___ DATA PROVIDED
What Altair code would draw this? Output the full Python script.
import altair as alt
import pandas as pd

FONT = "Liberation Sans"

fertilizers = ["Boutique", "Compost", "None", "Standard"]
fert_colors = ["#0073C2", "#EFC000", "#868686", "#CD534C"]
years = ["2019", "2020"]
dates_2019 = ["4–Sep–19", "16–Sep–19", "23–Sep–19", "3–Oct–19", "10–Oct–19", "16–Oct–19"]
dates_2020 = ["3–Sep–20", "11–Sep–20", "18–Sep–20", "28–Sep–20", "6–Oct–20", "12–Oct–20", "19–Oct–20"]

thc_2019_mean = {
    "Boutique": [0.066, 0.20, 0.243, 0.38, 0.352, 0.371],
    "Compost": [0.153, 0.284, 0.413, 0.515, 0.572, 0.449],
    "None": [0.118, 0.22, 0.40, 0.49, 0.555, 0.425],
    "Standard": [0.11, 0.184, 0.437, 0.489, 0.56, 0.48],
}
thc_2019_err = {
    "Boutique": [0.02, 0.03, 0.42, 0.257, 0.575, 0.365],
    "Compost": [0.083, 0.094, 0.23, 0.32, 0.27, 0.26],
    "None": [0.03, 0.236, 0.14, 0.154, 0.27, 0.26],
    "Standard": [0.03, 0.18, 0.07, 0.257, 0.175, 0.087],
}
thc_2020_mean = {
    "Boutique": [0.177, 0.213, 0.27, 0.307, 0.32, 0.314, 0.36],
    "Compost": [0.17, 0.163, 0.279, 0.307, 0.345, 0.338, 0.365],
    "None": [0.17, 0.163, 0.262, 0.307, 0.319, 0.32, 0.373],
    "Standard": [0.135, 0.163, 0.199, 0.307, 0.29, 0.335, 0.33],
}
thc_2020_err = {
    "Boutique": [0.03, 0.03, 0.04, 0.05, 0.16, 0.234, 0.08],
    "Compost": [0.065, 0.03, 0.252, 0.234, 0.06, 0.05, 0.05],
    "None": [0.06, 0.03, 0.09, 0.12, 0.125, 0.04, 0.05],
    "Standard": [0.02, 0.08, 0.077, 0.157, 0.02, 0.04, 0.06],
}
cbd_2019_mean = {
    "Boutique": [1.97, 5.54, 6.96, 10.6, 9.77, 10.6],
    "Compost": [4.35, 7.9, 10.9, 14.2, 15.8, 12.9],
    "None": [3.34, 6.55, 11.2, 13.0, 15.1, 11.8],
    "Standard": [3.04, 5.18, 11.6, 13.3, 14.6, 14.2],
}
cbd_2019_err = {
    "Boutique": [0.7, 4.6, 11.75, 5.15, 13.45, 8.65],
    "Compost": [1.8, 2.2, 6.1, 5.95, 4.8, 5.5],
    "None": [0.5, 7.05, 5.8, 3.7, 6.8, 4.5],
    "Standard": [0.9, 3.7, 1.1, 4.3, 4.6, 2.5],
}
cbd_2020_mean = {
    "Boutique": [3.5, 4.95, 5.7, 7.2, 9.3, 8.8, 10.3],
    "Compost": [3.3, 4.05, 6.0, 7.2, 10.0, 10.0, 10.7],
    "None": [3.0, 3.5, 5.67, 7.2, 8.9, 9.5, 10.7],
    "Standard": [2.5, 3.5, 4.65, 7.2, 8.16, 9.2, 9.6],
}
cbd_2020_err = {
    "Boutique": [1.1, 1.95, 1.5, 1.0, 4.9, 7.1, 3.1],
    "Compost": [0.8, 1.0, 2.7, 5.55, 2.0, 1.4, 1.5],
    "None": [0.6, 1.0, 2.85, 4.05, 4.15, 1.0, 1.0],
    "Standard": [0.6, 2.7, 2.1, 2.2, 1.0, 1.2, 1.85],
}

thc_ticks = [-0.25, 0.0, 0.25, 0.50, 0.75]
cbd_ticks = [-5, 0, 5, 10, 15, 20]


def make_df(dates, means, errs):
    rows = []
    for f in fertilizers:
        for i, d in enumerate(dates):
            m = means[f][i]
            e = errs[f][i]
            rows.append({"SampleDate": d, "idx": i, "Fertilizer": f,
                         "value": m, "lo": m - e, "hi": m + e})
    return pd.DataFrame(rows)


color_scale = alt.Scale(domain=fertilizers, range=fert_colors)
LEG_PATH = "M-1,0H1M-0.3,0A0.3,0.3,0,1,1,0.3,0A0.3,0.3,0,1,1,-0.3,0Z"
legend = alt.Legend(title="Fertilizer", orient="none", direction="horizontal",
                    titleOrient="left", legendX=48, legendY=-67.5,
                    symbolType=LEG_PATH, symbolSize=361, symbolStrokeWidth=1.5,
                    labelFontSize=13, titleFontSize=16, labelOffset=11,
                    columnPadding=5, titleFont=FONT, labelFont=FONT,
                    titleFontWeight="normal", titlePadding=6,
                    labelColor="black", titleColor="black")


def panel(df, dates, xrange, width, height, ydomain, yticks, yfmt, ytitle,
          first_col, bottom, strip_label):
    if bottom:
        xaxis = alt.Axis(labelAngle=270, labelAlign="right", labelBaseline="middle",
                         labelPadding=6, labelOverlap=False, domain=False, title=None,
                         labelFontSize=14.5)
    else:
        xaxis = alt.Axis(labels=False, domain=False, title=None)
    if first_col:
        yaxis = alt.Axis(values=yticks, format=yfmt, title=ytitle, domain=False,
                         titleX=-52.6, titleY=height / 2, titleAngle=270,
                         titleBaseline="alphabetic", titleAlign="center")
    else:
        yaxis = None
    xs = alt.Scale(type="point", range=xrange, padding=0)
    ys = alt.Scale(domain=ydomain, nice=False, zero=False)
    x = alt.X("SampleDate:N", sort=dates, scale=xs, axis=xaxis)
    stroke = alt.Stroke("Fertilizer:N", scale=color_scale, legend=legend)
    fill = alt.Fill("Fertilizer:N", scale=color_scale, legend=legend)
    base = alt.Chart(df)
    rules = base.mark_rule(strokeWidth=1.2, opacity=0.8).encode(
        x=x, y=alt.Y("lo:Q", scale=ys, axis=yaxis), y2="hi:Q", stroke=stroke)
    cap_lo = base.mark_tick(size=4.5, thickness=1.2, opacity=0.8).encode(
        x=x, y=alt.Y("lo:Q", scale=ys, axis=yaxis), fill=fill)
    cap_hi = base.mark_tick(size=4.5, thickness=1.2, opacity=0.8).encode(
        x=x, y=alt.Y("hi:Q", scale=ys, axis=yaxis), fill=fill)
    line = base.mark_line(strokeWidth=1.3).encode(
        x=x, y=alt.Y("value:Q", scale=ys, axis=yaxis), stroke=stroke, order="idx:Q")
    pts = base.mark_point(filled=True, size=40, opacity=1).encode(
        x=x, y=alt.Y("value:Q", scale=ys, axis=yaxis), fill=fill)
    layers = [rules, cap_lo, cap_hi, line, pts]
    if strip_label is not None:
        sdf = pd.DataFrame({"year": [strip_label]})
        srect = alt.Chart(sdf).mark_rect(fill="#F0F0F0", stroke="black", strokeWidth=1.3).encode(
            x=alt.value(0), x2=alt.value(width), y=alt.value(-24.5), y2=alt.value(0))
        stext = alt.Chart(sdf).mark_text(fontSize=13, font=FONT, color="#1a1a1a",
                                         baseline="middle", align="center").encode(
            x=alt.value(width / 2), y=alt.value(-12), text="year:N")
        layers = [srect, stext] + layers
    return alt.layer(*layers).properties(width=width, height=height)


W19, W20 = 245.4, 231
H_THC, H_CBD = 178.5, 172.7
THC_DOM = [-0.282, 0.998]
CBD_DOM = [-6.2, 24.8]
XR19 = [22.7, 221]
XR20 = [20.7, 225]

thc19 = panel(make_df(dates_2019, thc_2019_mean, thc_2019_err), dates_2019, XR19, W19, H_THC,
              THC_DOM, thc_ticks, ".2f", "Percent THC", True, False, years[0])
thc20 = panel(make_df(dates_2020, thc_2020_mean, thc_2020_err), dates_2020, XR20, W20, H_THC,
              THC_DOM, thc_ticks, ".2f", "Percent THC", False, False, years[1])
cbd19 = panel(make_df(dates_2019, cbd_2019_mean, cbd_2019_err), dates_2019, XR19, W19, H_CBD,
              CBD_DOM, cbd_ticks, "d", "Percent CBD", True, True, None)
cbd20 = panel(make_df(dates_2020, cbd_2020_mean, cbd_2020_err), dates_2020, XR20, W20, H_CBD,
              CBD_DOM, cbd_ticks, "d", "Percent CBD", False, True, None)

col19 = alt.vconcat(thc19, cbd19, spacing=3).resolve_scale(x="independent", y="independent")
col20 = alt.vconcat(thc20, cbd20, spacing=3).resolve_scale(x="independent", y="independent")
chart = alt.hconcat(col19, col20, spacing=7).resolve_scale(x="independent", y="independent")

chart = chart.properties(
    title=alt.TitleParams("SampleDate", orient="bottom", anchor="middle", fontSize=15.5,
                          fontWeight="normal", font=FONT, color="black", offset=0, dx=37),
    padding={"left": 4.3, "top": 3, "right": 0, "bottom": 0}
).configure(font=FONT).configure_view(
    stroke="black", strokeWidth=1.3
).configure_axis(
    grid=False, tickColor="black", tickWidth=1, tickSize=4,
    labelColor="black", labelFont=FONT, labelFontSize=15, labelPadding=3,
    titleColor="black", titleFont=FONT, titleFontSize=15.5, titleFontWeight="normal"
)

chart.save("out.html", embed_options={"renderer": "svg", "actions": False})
______
___ DATA PROVIDED
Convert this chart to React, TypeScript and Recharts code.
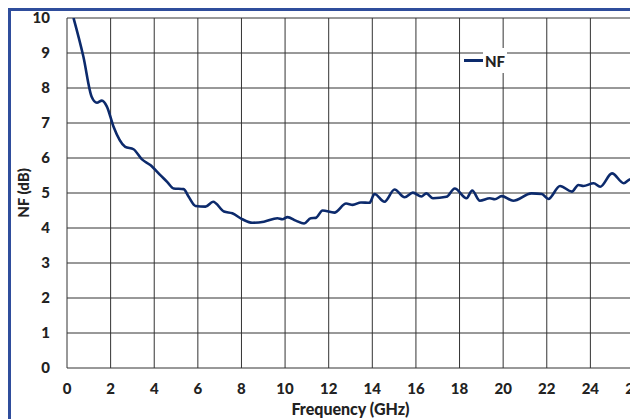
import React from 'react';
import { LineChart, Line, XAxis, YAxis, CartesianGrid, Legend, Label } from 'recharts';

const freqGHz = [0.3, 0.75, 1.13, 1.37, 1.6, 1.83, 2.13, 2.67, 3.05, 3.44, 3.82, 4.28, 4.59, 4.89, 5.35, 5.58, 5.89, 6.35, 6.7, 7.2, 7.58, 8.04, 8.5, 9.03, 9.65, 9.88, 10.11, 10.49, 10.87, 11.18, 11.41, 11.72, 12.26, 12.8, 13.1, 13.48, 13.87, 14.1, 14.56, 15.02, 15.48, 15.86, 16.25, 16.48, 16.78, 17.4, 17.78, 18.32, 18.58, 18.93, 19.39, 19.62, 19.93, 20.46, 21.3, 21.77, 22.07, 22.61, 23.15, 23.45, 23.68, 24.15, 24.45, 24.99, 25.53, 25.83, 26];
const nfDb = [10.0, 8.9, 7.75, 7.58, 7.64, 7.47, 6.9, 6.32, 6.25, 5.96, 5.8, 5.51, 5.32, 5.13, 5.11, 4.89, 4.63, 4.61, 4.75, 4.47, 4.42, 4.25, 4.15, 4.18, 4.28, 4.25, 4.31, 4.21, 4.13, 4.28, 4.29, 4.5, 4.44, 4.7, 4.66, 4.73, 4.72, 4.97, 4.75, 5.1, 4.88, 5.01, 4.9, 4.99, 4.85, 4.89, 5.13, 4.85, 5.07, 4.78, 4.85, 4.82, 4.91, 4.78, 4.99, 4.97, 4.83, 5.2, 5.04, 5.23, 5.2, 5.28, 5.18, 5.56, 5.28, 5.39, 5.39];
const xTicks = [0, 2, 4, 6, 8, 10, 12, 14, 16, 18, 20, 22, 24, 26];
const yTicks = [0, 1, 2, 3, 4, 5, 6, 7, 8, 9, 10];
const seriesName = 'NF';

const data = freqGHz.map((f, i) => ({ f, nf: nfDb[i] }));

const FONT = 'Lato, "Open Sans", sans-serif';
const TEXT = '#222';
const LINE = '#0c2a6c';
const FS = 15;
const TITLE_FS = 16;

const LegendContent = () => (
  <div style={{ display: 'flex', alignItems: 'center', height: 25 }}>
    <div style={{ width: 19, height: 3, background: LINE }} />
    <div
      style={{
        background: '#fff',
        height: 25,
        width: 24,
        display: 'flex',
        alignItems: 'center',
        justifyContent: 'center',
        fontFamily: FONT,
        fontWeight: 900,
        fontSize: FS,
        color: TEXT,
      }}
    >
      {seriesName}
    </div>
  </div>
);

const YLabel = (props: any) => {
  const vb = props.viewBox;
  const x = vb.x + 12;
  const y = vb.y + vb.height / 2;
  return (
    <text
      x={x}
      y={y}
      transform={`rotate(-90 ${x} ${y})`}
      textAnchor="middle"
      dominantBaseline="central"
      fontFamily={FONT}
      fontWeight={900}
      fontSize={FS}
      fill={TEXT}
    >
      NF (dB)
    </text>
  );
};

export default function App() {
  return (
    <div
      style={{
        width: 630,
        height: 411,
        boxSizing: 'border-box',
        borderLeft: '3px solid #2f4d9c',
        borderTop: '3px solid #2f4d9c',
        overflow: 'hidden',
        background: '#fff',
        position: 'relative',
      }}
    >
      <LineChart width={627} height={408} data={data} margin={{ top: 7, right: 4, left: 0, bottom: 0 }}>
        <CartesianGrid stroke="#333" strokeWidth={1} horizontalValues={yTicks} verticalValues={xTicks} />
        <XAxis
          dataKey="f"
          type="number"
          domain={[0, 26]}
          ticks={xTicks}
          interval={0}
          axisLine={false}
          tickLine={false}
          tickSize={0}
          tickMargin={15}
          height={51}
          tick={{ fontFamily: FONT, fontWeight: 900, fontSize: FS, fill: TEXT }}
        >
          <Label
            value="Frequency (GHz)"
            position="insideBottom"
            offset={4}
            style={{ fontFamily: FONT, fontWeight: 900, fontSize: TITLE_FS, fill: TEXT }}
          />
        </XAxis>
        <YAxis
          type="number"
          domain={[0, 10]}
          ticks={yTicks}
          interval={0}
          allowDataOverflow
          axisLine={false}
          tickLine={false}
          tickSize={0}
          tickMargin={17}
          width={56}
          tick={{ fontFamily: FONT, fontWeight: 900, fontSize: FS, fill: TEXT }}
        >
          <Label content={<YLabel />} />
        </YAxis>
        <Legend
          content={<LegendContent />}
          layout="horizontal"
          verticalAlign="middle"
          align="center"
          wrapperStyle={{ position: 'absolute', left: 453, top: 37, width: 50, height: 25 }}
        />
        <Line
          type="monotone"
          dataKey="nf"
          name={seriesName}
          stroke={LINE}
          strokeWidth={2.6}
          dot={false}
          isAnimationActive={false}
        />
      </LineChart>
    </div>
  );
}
______
• _YOUR INSTRUCTIONS_
Both the line with "Convert this chart" and the line with "CartesianGrid, Legend, Label" are included: reproduce them and every line between, exactly, with pictures omitted.

• _RESPONSE FOR THIS EXERCISE_
Convert this chart to React, TypeScript and Recharts code.
import React from 'react';
import { LineChart, Line, XAxis, YAxis, CartesianGrid, Legend, Label } from 'recharts';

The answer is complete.